A 48-year-old lawyer and former Mossad agent who has only been a lawmaker for eight years, Livni is almost a political novice compared with the 61-year-old Olmert, who entered the Knesset when Nixon was still in the White House. Her performance as Sharon’s Justice Minister was universally admired, as was the role she played as mediator between Sharon and Netanyahu – whom she had served as director of the State Companies Authority back when he was Prime Minister last decade.

Livni’s ambitions first became apparent in a newspaper interview earlier this year in which she said she does not rule out seeking the premiership, and then when she tried to change Kadima’s Constitution so as to allow any newly registered member to vote in its primary elections (current regulations require that members belong to the party for two years prior to voting for its institutions). Such a reform would have helped Livni capitalise on her popularity with the general public, as reflected in polls. However, Olmert’s loyalists, and others who fear Livni’s popularity, managed to defeat the proposal which was tabled by her supporters while she was abroad.


Yet Kadima’s problems transcend the narrow personal realm. If Olmert is forced to step down by the Winograd Commission, chances are Kadima will be publicly held responsible no less than him. Moreover, the party in general, and Livni in particular, are identified no less than Olmert with a policy of unilateral withdrawals. This is a policy with which many Israelis have become disillusioned in the wake of the rocket attacks on northern and southern Israel that followed the pullbacks from Lebanon and Gaza.

Add to that Kadima’s failure to deliver the reformist drive its voters often expected – the Education Ministry, for instance, which Sharon promised to hand to the conservative reformer Reichman, was instead given to a militant liberal from Labor – and you get the common suspicion that the party with the great centrist gospel that won last year’s election decisively may actually be a passing phenomenon.

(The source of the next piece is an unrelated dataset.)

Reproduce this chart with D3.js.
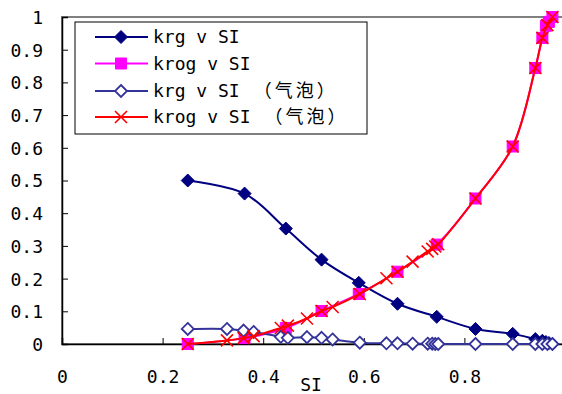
<!DOCTYPE html>
<html><head><meta charset="utf-8">
<script src="https://cdn.jsdelivr.net/npm/d3@7"></script>
<style>
html,body{margin:0;padding:0;background:#fff;}
svg{display:block;}
</style></head>
<body>
<svg id="c" width="562" height="394"></svg>
<script>
// ---- data ----
const slMain   = [0.25, 0.363, 0.445, 0.516, 0.59, 0.667, 0.745, 0.822, 0.896, 0.941, 0.955, 0.962, 0.968, 0.975];
const krgMain  = [0.5, 0.46, 0.353, 0.258, 0.187, 0.123, 0.083, 0.046, 0.031, 0.015, 0.010, 0.006, 0.003, 0.0];
const krogMain = [0.0, 0.018, 0.049, 0.101, 0.153, 0.221, 0.304, 0.445, 0.604, 0.844, 0.936, 0.973, 0.985, 1.0];

const slBub   = [0.25, 0.328, 0.361, 0.381, 0.435, 0.449, 0.487, 0.516, 0.538, 0.592, 0.645, 0.667, 0.697, 0.727, 0.736, 0.742, 0.748, 0.822, 0.896, 0.941, 0.955, 0.965, 0.975];
const krgBub  = [0.046, 0.046, 0.041, 0.037, 0.022, 0.019, 0.021, 0.019, 0.014, 0.004, 0.002, 0.002, 0.001, 0.001, 0.001, 0.0, 0.0, 0.0, 0.0, 0.0, 0.0, 0.0, 0.0];
const krogBub = [0.0, 0.011, 0.018, 0.024, 0.049, 0.056, 0.078, 0.101, 0.113, 0.153, 0.201, 0.221, 0.252, 0.283, 0.291, 0.298, 0.305, 0.445, 0.604, 0.844, 0.936, 0.975, 1.0];

const xTicks = [0, 0.2, 0.4, 0.6, 0.8];
const yTicks = [0, 0.1, 0.2, 0.3, 0.4, 0.5, 0.6, 0.7, 0.8, 0.9, 1];
const seriesNames = ["krg v SI", "krog v SI", "krg v SI", "krog v SI"];
const bubbleTag = "（气泡）";
const xTitle = "SI";

// ---- layout ----
const svg = d3.select("#c");
const X0 = 62, X1 = 565, Y0 = 344, Y1 = 17;
const x = d3.scaleLinear().domain([0, 1]).range([X0, X1]);
const y = d3.scaleLinear().domain([0, 1]).range([Y0, Y1]);
const FONT = "'DejaVu Sans Mono', 'Noto Sans CJK SC', monospace";

// plot area border
svg.append("rect").attr("x", X0).attr("y", Y1).attr("width", X1 - X0).attr("height", Y0 - Y1)
  .attr("fill", "none").attr("stroke", "#808080").attr("stroke-width", 2);

// axes
const yAxis = d3.axisLeft(y).tickValues(yTicks).tickSize(-6).tickPadding(0).tickFormat(d3.format(""));
const gy = svg.append("g").attr("transform", `translate(${X0},0)`).call(yAxis);
gy.select(".domain").attr("stroke", "#000").attr("stroke-width", 1.5);
gy.selectAll(".tick line").attr("stroke", "#000");
gy.selectAll(".tick text").attr("x", -19).attr("dy", "0.36em")
  .style("font-family", FONT).style("font-size", "18px").attr("fill", "#000");

const xAxis = d3.axisBottom(x).tickValues(xTicks).tickSize(-6).tickPadding(0).tickFormat(d3.format(""));
const gx = svg.append("g").attr("transform", `translate(0,${Y0})`).call(xAxis);
gx.select(".domain").attr("stroke", "#000").attr("stroke-width", 1.5);
gx.selectAll(".tick line").attr("stroke", "#000");
gx.selectAll(".tick text").attr("y", 39).attr("dy", 0)
  .style("font-family", FONT).style("font-size", "18px").attr("fill", "#000");

svg.append("text").attr("x", 311).attr("y", 391).attr("text-anchor", "middle")
  .style("font-family", FONT).style("font-size", "18px").text(xTitle);

// markers
function diamond(s) { return `M0,${-s}L${s},0L0,${s}L${-s},0Z`; }
function square(s) { return `M${-s},${-s}H${s}V${s}H${-s}Z`; }
function cross(s) { return `M${-s},${-s}L${s},${s}M${s},${-s}L${-s},${s}`; }

const series = [
  {sl: slMain, v: krgMain,  line: "#000080", lw: 2, marker: diamond(6.5), mfill: "#000080", mstroke: "#000080", msw: 1},
  {sl: slMain, v: krogMain, line: "#FF00FF", lw: 2, marker: square(5.5),  mfill: "#FF00FF", mstroke: "#FF00FF", msw: 1},
  {sl: slBub,  v: krgBub,   line: "#333399", lw: 2, marker: diamond(6),   mfill: "#FFFFFF", mstroke: "#333399", msw: 1.8},
  {sl: slBub,  v: krogBub,  line: "#FF0000", lw: 2, marker: cross(6),     mfill: "none",    mstroke: "#FF0000", msw: 1.6}
];

svg.append("clipPath").attr("id", "pc").append("rect")
  .attr("x", X0 - 10).attr("y", Y1 - 10).attr("width", X1 - X0 + 20).attr("height", Y0 - Y1 + 20);

const lineGen = d3.line().curve(d3.curveCatmullRom.alpha(0.5)).x(d => x(d[0])).y(d => y(d[1]));
const plot = svg.append("g").attr("clip-path", "url(#pc)");
series.forEach(s => {
  const pts = s.sl.map((v, i) => [v, s.v[i]]);
  const g = plot.append("g");
  g.append("path").attr("d", lineGen(pts)).attr("fill", "none").attr("stroke", s.line).attr("stroke-width", s.lw);
  g.selectAll("path.m").data(pts).join("path").attr("class", "m")
    .attr("transform", d => `translate(${x(d[0])},${y(d[1])})`)
    .attr("d", s.marker).attr("fill", s.mfill).attr("stroke", s.mstroke).attr("stroke-width", s.msw);
});

// legend
const LX = 75, LY = 22, LW = 292, LH = 112;
const lg = svg.append("g");
lg.append("rect").attr("x", LX).attr("y", LY).attr("width", LW).attr("height", LH)
  .attr("fill", "#fff").attr("stroke", "#000").attr("stroke-width", 1);
const rowY = [37, 63.5, 91, 117];
series.forEach((s, i) => {
  const ry = rowY[i];
  lg.append("line").attr("x1", 95).attr("x2", 148).attr("y1", ry).attr("y2", ry)
    .attr("stroke", s.line).attr("stroke-width", s.lw);
  lg.append("path").attr("transform", `translate(121,${ry})`).attr("d", s.marker)
    .attr("fill", s.mfill).attr("stroke", s.mstroke).attr("stroke-width", s.msw);
  const t = lg.append("text").attr("x", 153).attr("y", ry).attr("dy", "0.36em")
    .style("font-family", FONT).style("font-size", "18px").attr("fill", "#000");
  t.append("tspan").text(seriesNames[i]);
  if (i >= 2) t.append("tspan").attr("dx", 14).style("font-size", "18px")
    .style("letter-spacing", "3px").style("font-family", "'Noto Sans CJK SC'").text(bubbleTag);
});
</script>
</body></html>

Of course, for an early election to take place the current Knesset must first fire itself, a measure it will be reluctant to take so soon after its election. Another legally available scenario is that the Knesset will elect one of its members to replace Olmert. The most likely candidate for that would be Netanyahu, but since his own faction has merely a tenth of the Knesset, he would need to lure away large numbers of defectors from Kadima and offer them goods he is no position to deliver, namely guaranteed seats in the next Knesset. This therefore seems far-fetched.

Still, even if it survives for another year or so, Kadima for now seems at a loss to restore the optimism that accompanied its emergence, let alone sustain the substantial following it won last year. For now, assessments both within the party and outside it are that even if Kadima lives to run during the next general election, it will very doubtfully be led by Olmert, and then can at best survive as a midsize, centrist faction, while Labor and Likud win back the young, middle class, post-ideological electorates they lost last year to Kadima.

Then again, even if Kadima shrinks sharply, or even vanishes altogether as other centrist Israeli parties have over the years after having initially risen meteorically, its ideological imprint may prove indelible. Through it, thousands of Israeli voters who had previously voted Likud or Labor effectively said they want neither land-for-peace utopias nor whole Land of Israel dogmas, and they want neither neo-socialist populism nor capitalist Darwinism. They sought middle roads of the sort that the latter-day Sharon promised, and his successors were expected to deliver, and will doubtless continue to do so.